Beyond Latency: The Engineering of Digital Sovereignty
AWS recently announced the general availability of the European Sovereign Cloud. While marketing might lean heavily on "trust" and "compliance," my interest lies in the engineering trade-offs required to make digital sovereignty a reality without breaking the cloud's core value proposition.
1. The Challenge: Decoupling the Global Control Plane
The standard cloud model thrives on global shared services—Identity and Access Management (IAM), billing, and support systems often reside in centralized global regions to ensure consistency.

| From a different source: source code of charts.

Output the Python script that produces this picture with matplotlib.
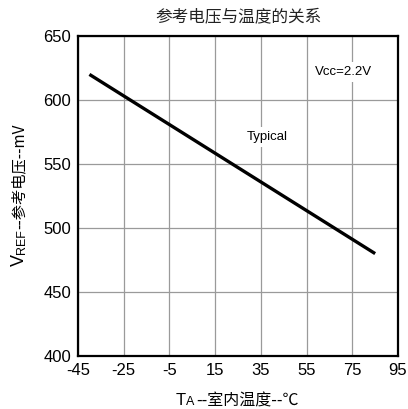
import matplotlib
matplotlib.use("Agg")
import matplotlib.pyplot as plt

# data
temps = [-40, 85]
vref = [620, 480]
xticks = [-45, -25, -5, 15, 35, 55, 75, 95]
yticks = [400, 450, 500, 550, 600, 650]

title = "参考电压与温度的关系"
note_vcc = "Vcc=2.2V"
note_typ = "Typical"

cjk = ["Noto Sans CJK SC", "DejaVu Sans"]
lat = ["Liberation Sans", "DejaVu Sans"]
plt.rcParams["font.family"] = lat
plt.rcParams["axes.unicode_minus"] = False

fig = plt.figure(figsize=(4.08, 4.09), dpi=100)
ax = fig.add_axes([78 / 408, 53 / 409, 320 / 408, 320 / 409])

ax.plot(temps, vref, color="black", linewidth=2.4, solid_capstyle="butt")

ax.set_xlim(-45, 95)
ax.set_ylim(400, 650)
ax.set_xticks(xticks)
ax.set_yticks(yticks)
ax.tick_params(length=0, labelsize=12, pad=5)
ax.grid(True, color="#9a9a9a", linewidth=0.9)
for s in ax.spines.values():
    s.set_linewidth(1.6)
    s.set_color("black")

ax.text(71, 622, note_vcc, fontsize=9.5, ha="center", va="center",
        bbox=dict(facecolor="white", edgecolor="none", pad=3))
ax.text(38, 571, note_typ, fontsize=9.5, ha="center", va="center",
        bbox=dict(facecolor="white", edgecolor="none", pad=3))

fig.text(238 / 408, 1 - 17 / 409, title, family=cjk, fontsize=12,
         ha="center", va="center", color="#222222")

# build labels with subscripts from pieces
fig.canvas.draw()
r = fig.canvas.get_renderer()

# x label: T_A --室内温度--℃
x0, yb = 176, 405
t = fig.text(x0 / 408, 1 - yb / 409, "T", fontsize=12, ha="left", va="baseline")
w = t.get_window_extent(r).width
t2 = fig.text((x0 + w) / 408, 1 - yb / 409, "A", fontsize=9, ha="left", va="baseline")
w2 = t2.get_window_extent(r).width
fig.text((x0 + w + w2 + 2) / 408, 1 - yb / 409, "--室内温度--℃", family=cjk, fontsize=11.5,
         ha="left", va="baseline")

# y label: V_REF--参考电压--mV, rotated
xb, y0 = 24, 266
t = fig.text(xb / 408, 1 - y0 / 409, "V", fontsize=13, rotation=90, rotation_mode="anchor",
             ha="left", va="baseline")
h = t.get_window_extent(r).height
t2 = fig.text((xb + 1) / 408, 1 - (y0 - h) / 409, "REF", fontsize=9, rotation=90,
              rotation_mode="anchor", ha="left", va="baseline")
h2 = t2.get_window_extent(r).height
fig.text(xb / 408, 1 - (y0 - h - h2) / 409, "--参考电压--mV", family=cjk, fontsize=11,
         rotation=90, rotation_mode="anchor", ha="left", va="baseline")

fig.savefig("out.png", dpi=100)
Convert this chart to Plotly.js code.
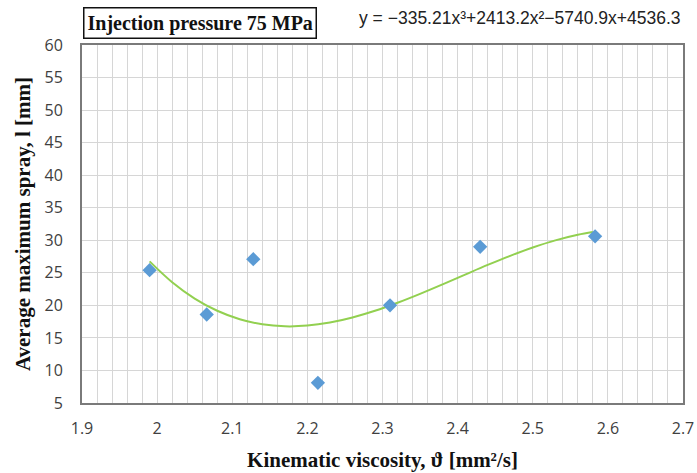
<!DOCTYPE html>
<html>
<head>
<meta charset="utf-8">
<script src="https://cdn.plot.ly/plotly-3.0.1.min.js"></script>
<style>html,body{margin:0;padding:0;background:#fff}#chart{width:697px;height:473px}</style>
</head>
<body>
<div id="chart"></div>
<script>
// Measured data points
const viscosity = [1.99, 2.066, 2.128, 2.214, 2.310, 2.430, 2.583];
const sprayLength = [25.4, 18.6, 27.1, 8.1, 20.0, 29.0, 30.6];
// Polynomial trendline
const trendX = [1.99, 2.02, 2.05, 2.08, 2.11, 2.14, 2.17, 2.20, 2.23, 2.26, 2.29, 2.32, 2.35, 2.38, 2.41, 2.44, 2.47, 2.50, 2.53, 2.56, 2.58];
const trendY = [26.76, 23.56, 21.05, 19.17, 17.87, 17.09, 16.78, 16.89, 17.36, 18.14, 19.17, 20.40, 21.77, 23.23, 24.73, 26.21, 27.61, 28.89, 29.99, 30.85, 31.27];
const xTicks = [1.9, 2, 2.1, 2.2, 2.3, 2.4, 2.5, 2.6, 2.7];
const yTicks = [5, 10, 15, 20, 25, 30, 35, 40, 45, 50, 55, 60];
const chartTitle = 'Injection pressure 75 MPa';
const equationText = 'y = \u2212335.21x\u00b3+2413.2x\u00b2\u22125740.9x+4536.3';
const xTitle = 'Kinematic viscosity, \u03d1 [mm\u00b2/s]';
const yTitle = 'Average maximum spray, l [mm]';

const traces = [
  {x: trendX, y: trendY, mode: 'lines', line: {color: '#92d050', width: 2, shape: 'spline'}, hoverinfo: 'skip'},
  {x: viscosity, y: sprayLength, mode: 'markers', marker: {symbol: 'diamond', color: '#5b9bd5', size: 11}}
];

const tickFont = {family: 'Open Sans, Noto Sans, sans-serif', size: 16, color: '#404040'};
const titleFont = {family: 'Liberation Serif, Times New Roman, serif', size: 21, color: '#111', weight: 'bold'};

const layout = {
  width: 697, height: 473,
  margin: {l: 82, r: 14, t: 45, b: 70},
  paper_bgcolor: '#fff', plot_bgcolor: '#fff',
  showlegend: false,
  xaxis: {
    range: [1.9, 2.7], tickvals: xTicks, ticktext: xTicks.map(String),
    showgrid: true, gridcolor: '#d6d6d6', gridwidth: 1,
    minor: {dtick: 0.02, tick0: 1.9, showgrid: true, gridcolor: '#d6d6d6', gridwidth: 1},
    showline: true, linecolor: '#7a7a7a', linewidth: 2, mirror: true,
    ticks: 'outside', ticklen: 10, tickcolor: 'rgba(0,0,0,0)',
    tickfont: tickFont, zeroline: false,
    title: {text: xTitle, font: titleFont, standoff: 14}
  },
  yaxis: {
    range: [5, 60], tickvals: yTicks,
    showgrid: true, gridcolor: '#d6d6d6', gridwidth: 1,
    showline: true, linecolor: '#7a7a7a', linewidth: 2, mirror: true,
    ticks: 'outside', ticklen: 14, tickcolor: 'rgba(0,0,0,0)',
    tickfont: tickFont, zeroline: false,
    title: {text: yTitle, font: titleFont, standoff: 8}
  },
  annotations: [
    {text: chartTitle, xref: 'paper', yref: 'paper', x: 0.002, y: 1.017, xanchor: 'left', yanchor: 'bottom',
     showarrow: false, font: {family: 'Liberation Serif, Times New Roman, serif', size: 20, color: '#111', weight: 'bold'},
     bordercolor: '#111', borderwidth: 1.5, borderpad: 3, bgcolor: '#fff'},
    {text: equationText, xref: 'paper', yref: 'paper', x: 1.0, y: 1.075, xanchor: 'right', yanchor: 'middle',
     showarrow: false, font: {family: 'Liberation Sans, Arial, sans-serif', size: 17.5, color: '#222'}}
  ]
};

Plotly.newPlot('chart', traces, layout, {staticPlot: true, displayModeBar: false});
</script>
</body>
</html>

However, for highly regulated industries (think EU public sector or healthcare), "Global" is a liability. The engineering challenge here is Jurisdictional Gravity. AWS had to solve for complete operational independence. This isn't just about where the data sits (data residency); it’s about where the operators sit and how the metadata flows. The goal was to build a cloud that remains functional even if every connection to the US-based control planes is severed.
2. The Architecture: Logical and Physical Air-Gapping
To achieve this, AWS is effectively implementing a Sovereign Control Plane pattern. This moves beyond simple data sharding.
- Isolated Infrastructure: These regions are physically separate from existing AWS Regions.
- Localized Operations: Only EU-resident AWS employees located in the EU have access to the operations and support systems.
- Cellular Design: In system design, we often talk about "cells" to limit blast radiuses. AWS has applied this at a sovereign scale. The metadata, billing logs, and telemetry are strictly contained within the EU boundary.
This reminds me of the architectural hurdles we faced with Smart Roofing. While we were managing IoT risk mitigation, the priority was ensuring that industrial sensor data didn't just exist in a vacuum but was processed within specific safety and compliance boundaries to satisfy industrial ROI. The AWS Sovereign Cloud takes this concept of "boundary-first" design and applies it to the entire stack, from the hypervisor up to the API layer.
3. Takeaway: Compliance as an Architectural Primitive
For a Product Strategist, the lesson here is clear: Compliance is no longer a "feature" you bolt on at the end; it is a system constraint that dictates your entire DAG (Directed Acyclic Graph).
If you are building platforms today—whether it's a two-sided marketplace like my Collaborative Ecosystem project or a high-traffic fitness app—you must evaluate the "Sovereignty Debt" you are accruing.
My take is that we are moving away from the "One Global Cloud" myth. Engineering teams must get comfortable with multi-local architectures. If your system design relies on a single global source of truth for user identity or configuration, you aren't building for a global market; you're building a compliance bottleneck.
Building for sovereignty is expensive and technically taxing, but as AWS has shown, the ROI lies in unlocking sectors that were previously "un-cloudable." Data trumps opinion: the demand for localized control is high enough to justify rebuilding the most complex infra on earth from the ground up.